Long live Linux monitoring.
By which I mean that, unless you are a kernel developer or some other individual with esoteric purposes, having Linux up and running is not the point of your servers. Your servers are there to DO something, whether that’s to serve web pages, answer database requests, or provide the best hosted monitoring service.
So…what do you monitor?
Well, in the case of a server whose main point is to be part of a cluster of Apache web servers – monitor Apache. Check that it’s running; returning the content you expect it to return; the number of busy server threads, throughput per second, etc.
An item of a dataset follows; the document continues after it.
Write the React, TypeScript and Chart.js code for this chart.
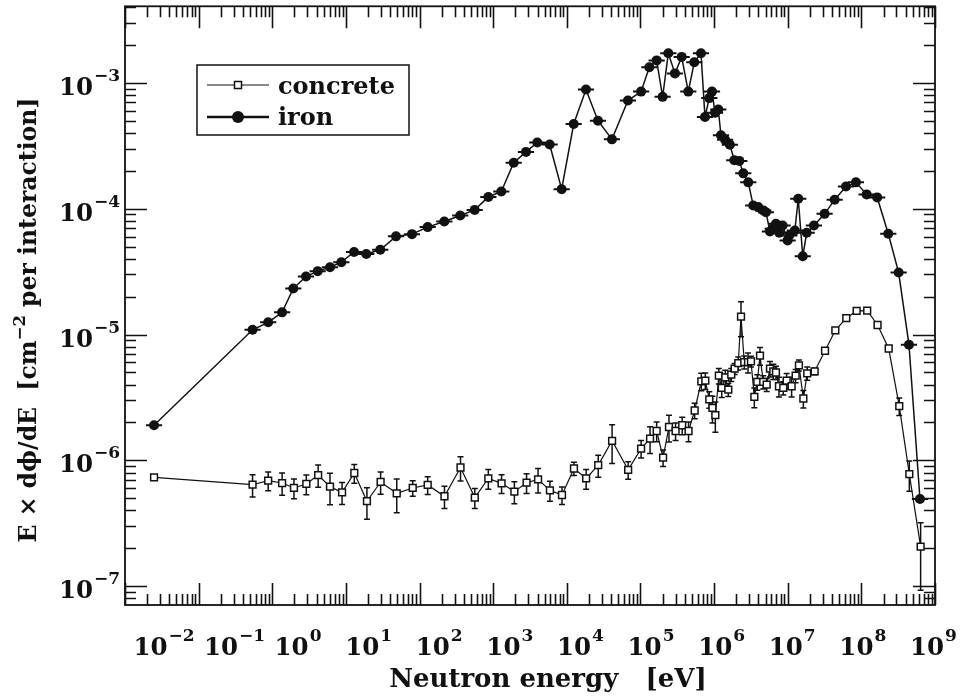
import React, { useEffect, useRef } from 'react';
import { Chart, registerables } from 'chart.js';
Chart.register(...registerables);

// ---------- data ----------
const concreteEnergy = [0.0248, 0.54, 0.88, 1.36, 1.97, 2.9, 4.2, 6.08, 8.87, 13.0,
  19.3, 29.6, 49, 80.8, 129, 218, 360, 563, 859, 1300,
  1940, 2840, 4070, 5900, 8600, 1.25e4, 1.83e4, 2.67e4, 4.12e4, 6.81e4,
  1.02e5, 1.35e5, 1.66e5, 2.03e5, 2.44e5, 3.0e5, 3.69e5, 4.5e5, 5.45e5, 6.7e5,
  7.6e5, 8.6e5, 9.5e5, 1.04e6, 1.16e6, 1.27e6, 1.42e6, 1.56e6, 1.71e6, 1.90e6,
  2.13e6, 2.32e6, 2.57e6, 2.89e6, 3.17e6, 3.52e6, 3.86e6, 4.2e6, 4.65e6, 5.18e6,
  5.74e6, 6.37e6, 6.92e6, 7.6e6, 8.7e6, 9.67e6, 1.13e7, 1.28e7, 1.42e7, 1.63e7,
  1.84e7, 2.32e7, 3.21e7, 4.43e7, 6.24e7, 8.63e7, 1.20e8, 1.66e8, 2.35e8, 3.27e8,
  4.48e8, 6.38e8];
const concreteFlux = [7.31e-7, 6.4e-7, 6.89e-7, 6.6e-7, 6.03e-7, 6.49e-7, 7.64e-7, 6.17e-7, 5.56e-7, 7.93e-7,
  4.73e-7, 6.73e-7, 5.47e-7, 6.03e-7, 6.37e-7, 5.18e-7, 8.77e-7, 5.06e-7, 7.18e-7, 6.56e-7,
  5.64e-7, 6.64e-7, 7.05e-7, 5.77e-7, 5.3e-7, 8.61e-7, 7.18e-7, 9.16e-7, 1.43e-6, 8.41e-7,
  1.24e-6, 1.49e-6, 1.71e-6, 1.05e-6, 1.84e-6, 1.71e-6, 1.9e-6, 1.71e-6, 2.49e-6, 4.25e-6,
  4.3e-6, 3.05e-6, 2.61e-6, 2.29e-6, 4.71e-6, 3.76e-6, 4.57e-6, 3.65e-6, 4.8e-6, 5.35e-6,
  5.93e-6, 1.39e-5, 6.04e-6, 6.04e-6, 6.12e-6, 3.19e-6, 4.2e-6, 6.79e-6, 4.2e-6, 4.0e-6,
  5.35e-6, 5.1e-6, 4.99e-6, 3.88e-6, 3.76e-6, 4.3e-6, 3.88e-6, 4.71e-6, 5.69e-6, 3.1e-6,
  4.92e-6, 5.1e-6, 7.43e-6, 1.08e-5, 1.35e-5, 1.54e-5, 1.55e-5, 1.19e-5, 7.74e-6, 2.7e-6,
  7.78e-7, 2.06e-7];
const concreteRelErr = [0.03, 0.2, 0.17, 0.2, 0.18, 0.18, 0.2, 0.28, 0.2, 0.17,
  0.28, 0.2, 0.3, 0.14, 0.16, 0.2, 0.22, 0.18, 0.18, 0.17,
  0.2, 0.18, 0.22, 0.18, 0.16, 0.12, 0.18, 0.2, 0.34, 0.16,
  0.16, 0.24, 0.18, 0.15, 0.24, 0.16, 0.16, 0.18, 0.14, 0.16,
  0.15, 0.15, 0.24, 0.27, 0.14, 0.16, 0.14, 0.12, 0.12, 0.1,
  0.12, 0.31, 0.12, 0.18, 0.1, 0.18, 0.14, 0.16, 0.12, 0.12,
  0.14, 0.14, 0.12, 0.18, 0.12, 0.14, 0.18, 0.12, 0.1, 0.16,
  0.12, 0.06, 0.05, 0.04, 0.03, 0.03, 0.03, 0.03, 0.05, 0.16,
  0.27, 0.55];

const ironEnergy = [0.0248, 0.54, 0.88, 1.36, 1.93, 2.87, 4.14, 6.08, 8.67, 12.9,
  18.9, 29.3, 47.9, 78.9, 129, 217, 357, 561, 859, 1290,
  1900, 2790, 3970, 5850, 8510, 1.24e4, 1.82e4, 2.65e4, 4.10e4, 6.76e4,
  1.02e5, 1.32e5, 1.66e5, 2.00e5, 2.39e5, 2.94e5, 3.63e5, 4.46e5, 5.38e5, 6.64e5,
  7.52e5, 8.6e5, 9.36e5, 1.03e6, 1.14e6, 1.24e6, 1.41e6, 1.64e6, 1.88e6, 2.20e6,
  2.49e6, 2.91e6, 3.40e6, 3.98e6, 4.65e6, 5.06e6, 5.74e6, 6.24e6, 6.92e6, 7.67e6,
  8.53e6, 9.97e6, 1.05e7, 1.25e7, 1.39e7, 1.60e7, 1.81e7, 2.27e7, 3.17e7, 4.34e7,
  6.18e7, 8.44e7, 1.18e8, 1.64e8, 2.32e8, 3.21e8, 4.43e8, 6.25e8];
const ironFlux = [1.9e-6, 1.09e-5, 1.25e-5, 1.5e-5, 2.32e-5, 2.89e-5, 3.19e-5, 3.43e-5, 3.76e-5, 4.53e-5,
  4.37e-5, 4.72e-5, 6.03e-5, 6.28e-5, 7.14e-5, 7.92e-5, 8.83e-5, 9.79e-5, 1.24e-4, 1.37e-4,
  2.32e-4, 2.83e-4, 3.36e-4, 3.24e-4, 1.43e-4, 4.71e-4, 8.85e-4, 5.01e-4, 3.56e-4, 7.24e-4,
  8.53e-4, 1.33e-3, 1.51e-3, 7.75e-4, 1.72e-3, 1.19e-3, 1.61e-3, 8.53e-4, 1.46e-3, 1.72e-3,
  5.36e-4, 7.57e-4, 8.53e-4, 5.79e-4, 6.15e-4, 3.84e-4, 3.53e-4, 3.22e-4, 2.43e-4, 2.40e-4,
  1.91e-4, 1.62e-4, 1.06e-4, 1.03e-4, 9.68e-5, 9.38e-5, 6.6e-5, 6.92e-5, 7.59e-5, 6.44e-5,
  7.36e-5, 5.6e-5, 6.13e-5, 6.72e-5, 1.2e-4, 4.19e-5, 6.44e-5, 7.36e-5, 9.1e-5, 1.18e-4,
  1.50e-4, 1.62e-4, 1.30e-4, 1.23e-4, 6.32e-5, 3.11e-5, 8.3e-6, 4.93e-7];
const ironBinHalfWidthDex = 0.11;

const xTickExponents = [-2, -1, 0, 1, 2, 3, 4, 5, 6, 7, 8, 9];
const yTickExponents = [-7, -6, -5, -4, -3];
const xMin = 1e-2;
const xMax = 1e9;
const yMin = Math.pow(10, -7.15);
const yMax = Math.pow(10, -2.391);

const xTitle = 'Neutron energy   [eV]';
const yTitleParts = ['E × dϕ/dE  [cm', '−2', ' per interaction]'];
const legendLabels = ['concrete', 'iron'];

// ---------- text helpers ----------
const FONT = '"DejaVu Serif", serif';
const INK = '#111';

function setFont(ctx: CanvasRenderingContext2D, size: number) {
  ctx.font = `bold ${size}px ${FONT}`;
}
function textWidth(ctx: CanvasRenderingContext2D, s: string, size: number) {
  ctx.save();
  setFont(ctx, size);
  const w = ctx.measureText(s).width;
  ctx.restore();
  return w;
}
function drawText(ctx: CanvasRenderingContext2D, s: string, x: number, y: number, size: number, align: CanvasTextAlign) {
  ctx.save();
  setFont(ctx, size);
  ctx.textAlign = align;
  ctx.textBaseline = 'alphabetic';
  ctx.fillStyle = INK;
  ctx.fillText(s, x, y);
  ctx.restore();
}
function supLabel(exp: number) {
  return exp < 0 ? '−' + Math.abs(exp) : String(exp);
}

const BASE = 24.5;
const SUP = 17;

const errorBarPlugin = {
  id: 'errorBars',
  beforeDatasetDraw(chart: any, args: any) {
    const { ctx, chartArea } = chart;
    const xs = chart.scales.x;
    const ys = chart.scales.y;
    ctx.save();
    ctx.beginPath();
    ctx.rect(chartArea.left, chartArea.top, chartArea.right - chartArea.left, chartArea.bottom - chartArea.top);
    ctx.clip();
    ctx.strokeStyle = INK;
    if (args.index === 0) {
      ctx.lineWidth = 1.5;
      concreteEnergy.forEach((e, i) => {
        const v = concreteFlux[i];
        const err = v * concreteRelErr[i];
        const px = xs.getPixelForValue(e);
        const top = ys.getPixelForValue(v + err);
        const lowV = v - err > 0 ? v - err : yMin / 10;
        const bot = ys.getPixelForValue(lowV);
        ctx.beginPath();
        ctx.moveTo(px, top);
        ctx.lineTo(px, bot);
        ctx.moveTo(px - 3, top);
        ctx.lineTo(px + 3, top);
        ctx.moveTo(px - 3, bot);
        ctx.lineTo(px + 3, bot);
        ctx.stroke();
      });
    } else if (args.index === 1) {
      ctx.lineWidth = 2;
      const f = Math.pow(10, ironBinHalfWidthDex);
      ironEnergy.forEach((e, i) => {
        const py = ys.getPixelForValue(ironFlux[i]);
        const l = xs.getPixelForValue(e / f);
        const r = xs.getPixelForValue(e * f);
        ctx.beginPath();
        ctx.moveTo(l, py);
        ctx.lineTo(r, py);
        ctx.stroke();
      });
    }
    ctx.restore();
  },
};

const framePlugin = {
  id: 'frameAndLabels',
  afterDraw(chart: any) {
    const { ctx, chartArea } = chart;
    const { left, right, top, bottom } = chartArea;
    const xs = chart.scales.x;
    const ys = chart.scales.y;
    ctx.save();
    ctx.strokeStyle = INK;
    ctx.lineWidth = 1.8;
    ctx.strokeRect(left, top, right - left, bottom - top);

    const MAJ = 22;
    const MIN = 11;
    ctx.lineWidth = 1.6;
    ctx.beginPath();
    for (let d = -2; d <= 9; d++) {
      for (let k = 1; k <= 9; k++) {
        const v = k * Math.pow(10, d);
        if (v < xMin * 0.999 || v > xMax * 1.001) continue;
        const px = Math.round(xs.getPixelForValue(v)) + 0.5;
        const len = k === 1 ? MAJ : MIN;
        ctx.moveTo(px, bottom);
        ctx.lineTo(px, bottom - len);
        ctx.moveTo(px, top);
        ctx.lineTo(px, top + len);
      }
    }
    for (let d = -8; d <= -2; d++) {
      for (let k = 1; k <= 9; k++) {
        const v = k * Math.pow(10, d);
        if (v < yMin || v > yMax) continue;
        const py = Math.round(ys.getPixelForValue(v)) + 0.5;
        const len = k === 1 ? MAJ : MIN;
        ctx.moveTo(left, py);
        ctx.lineTo(left + len, py);
        ctx.moveTo(right, py);
        ctx.lineTo(right - len, py);
      }
    }
    ctx.stroke();

    // x tick labels (spread slightly narrower than the ticks, as in the original)
    const cx = (left + right) / 2;
    xTickExponents.forEach((d) => {
      const tickX = xs.getPixelForValue(Math.pow(10, d));
      const px = cx + 8.7 + (tickX - cx) * 0.9587;
      const w = textWidth(ctx, '10', BASE);
      drawText(ctx, '10', px, bottom + 50, BASE, 'center');
      drawText(ctx, supLabel(d), px + w / 2 + 1, bottom + 36, SUP, 'left');
    });
    // y tick labels
    yTickExponents.forEach((d) => {
      const py = ys.getPixelForValue(Math.pow(10, d));
      drawText(ctx, '10', left - 32, py + 12, BASE, 'right');
      drawText(ctx, supLabel(d), left - 31, py - 2, SUP, 'left');
    });

    // x title
    drawText(ctx, xTitle, cx + 18, bottom + 82, 26, 'center');

    // y title (rotated)
    const YT = 23.5;
    const YS = 16.5;
    const w0 = textWidth(ctx, yTitleParts[0], YT);
    const w1 = textWidth(ctx, yTitleParts[1], YS);
    const w2 = textWidth(ctx, yTitleParts[2], YT);
    const total = w0 + w1 + w2;
    ctx.save();
    ctx.translate(36, 320);
    ctx.rotate(-Math.PI / 2);
    let tx = -total / 2;
    drawText(ctx, yTitleParts[0], tx, 0, YT, 'left');
    tx += w0;
    drawText(ctx, yTitleParts[1], tx, -11, YS, 'left');
    tx += w1;
    drawText(ctx, yTitleParts[2], tx, 0, YT, 'left');
    ctx.restore();

    // legend
    const bx = 197, by = 65, bw = 212, bh = 70;
    ctx.fillStyle = '#fff';
    ctx.fillRect(bx, by, bw, bh);
    ctx.lineWidth = 1.5;
    ctx.strokeStyle = INK;
    ctx.strokeRect(bx, by, bw, bh);
    const rows = [85, 117];
    ctx.lineWidth = 1.2;
    ctx.beginPath();
    ctx.moveTo(207, rows[0]);
    ctx.lineTo(269, rows[0]);
    ctx.stroke();
    ctx.fillStyle = '#fff';
    ctx.fillRect(234.5, rows[0] - 3.5, 7, 7);
    ctx.lineWidth = 1.5;
    ctx.strokeRect(234.5, rows[0] - 3.5, 7, 7);
    ctx.lineWidth = 2.5;
    ctx.beginPath();
    ctx.moveTo(207, rows[1]);
    ctx.lineTo(269, rows[1]);
    ctx.stroke();
    ctx.fillStyle = INK;
    ctx.beginPath();
    ctx.arc(238, rows[1], 6, 0, Math.PI * 2);
    ctx.fill();
    drawText(ctx, legendLabels[0], 278, rows[0] + 9, 24, 'left');
    drawText(ctx, legendLabels[1], 278, rows[1] + 8, 24, 'left');
    ctx.restore();
  },
};

export default function App() {
  const canvasRef = useRef<HTMLCanvasElement | null>(null);
  useEffect(() => {
    const canvas = canvasRef.current;
    if (!canvas) return;
    const chart = new Chart(canvas, {
      type: 'scatter',
      data: {
        datasets: [
          {
            label: legendLabels[0],
            data: concreteEnergy.map((e, i) => ({ x: e, y: concreteFlux[i] })),
            showLine: true,
            borderColor: INK,
            borderWidth: 1.2,
            pointStyle: 'rect',
            pointRadius: 4.8,
            pointBackgroundColor: '#fff',
            pointBorderColor: INK,
            pointBorderWidth: 1.5,
            tension: 0,
            clip: 6,
          },
          {
            label: legendLabels[1],
            data: ironEnergy.map((e, i) => ({ x: e, y: ironFlux[i] })),
            showLine: true,
            borderColor: INK,
            borderWidth: 1.5,
            pointStyle: 'circle',
            pointRadius: 5,
            pointBackgroundColor: INK,
            pointBorderColor: INK,
            pointBorderWidth: 0,
            tension: 0,
            clip: 6,
          },
        ],
      },
      options: {
        animation: false,
        responsive: false,
        devicePixelRatio: 1,
        layout: { padding: { left: 125, top: 3, right: 30, bottom: 91 } },
        scales: {
          x: { type: 'logarithmic', min: xMin, max: xMax, display: false },
          y: { type: 'logarithmic', min: yMin, max: yMax, display: false },
        },
        plugins: { legend: { display: false }, tooltip: { enabled: false } },
      },
      plugins: [errorBarPlugin, framePlugin],
    } as any);
    return () => chart.destroy();
  }, []);
  return (
    <div style={{ position: 'absolute', left: 0, top: 0, width: 965, height: 696, background: '#fff' }}>
      <canvas ref={canvasRef} width={965} height={696} />
    </div>
  );
}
Congratulations, you’ve monitored the most important thing about that server. But that doesn’t mean you are done. This is where the Linux monitoring comes in. If your server is to serve http requests with Apache, it needs CPU resources. It needs memory. It definitely should not be swapping. If there are any issues to resolve, that will be much easier if NTP has synch’d the server’s time. You’ll want to know about hard drive failures; power supply issues, temperature. You’ll want to know if the SSL certificate for your web server is approaching expiration (and you’ll want to know that a few weeks in advance.) You’ll want to know if file systems are filling up; if physical disks are approaching their maximum in terms of IO operations per second, increasing CPU wait time. If interfaces are having errors, drops or discards. If the mail sent by the server is bouncing, being delivered, or rejected.
All these aspects are important to monitor so that you will know if your server faces any issues that will prevent it from fulfilling its destiny – of serving web pages.
And of course as this server is part of a cluster, you want to graph its throughput with the other servers, so you can see overall performance, and also compare different servers to each other:
And this is just for one server, with one application. If your server runs a java webserver, or a database, or memcached – there’s suddenly a lot more things to monitor, just to get “Linux Monitoring”.
So what’s the point? I’ve said it before, and will say it again, but automation is essential. If your monitoring is cumbersome to get new servers monitored completely, guess what – you won’t monitor them completely. Which will increase your outages, and increase time to resolution. The more you monitor, the quicker you can resolve issues, as issues are often not where you’d expect.
A quick query shows that a typical server in our lab has 382 datapoints monitored on it after a default install, just by entering its hostname into LogicMonitor. If we had to configure the monitoring ourselves, the number would more likely approach 1 for lab machines (“does it ping?”), especially as we fire up new virtual machines in the lab regularly. But that would mean our developers would miss all sorts of MySQL and Tomcat metrics that they routinely use to improve the next release of our product. And our Ops team would not have good history of performance metrics, like average request service time, so they can identify when issues were introduced on the QA servers. And QA would be held up as our QA systems would not be as highly available.
So for us, automation has both decreased work, and increased productivity in all sorts of unexpected ways. How has it benefited you? Or how could it?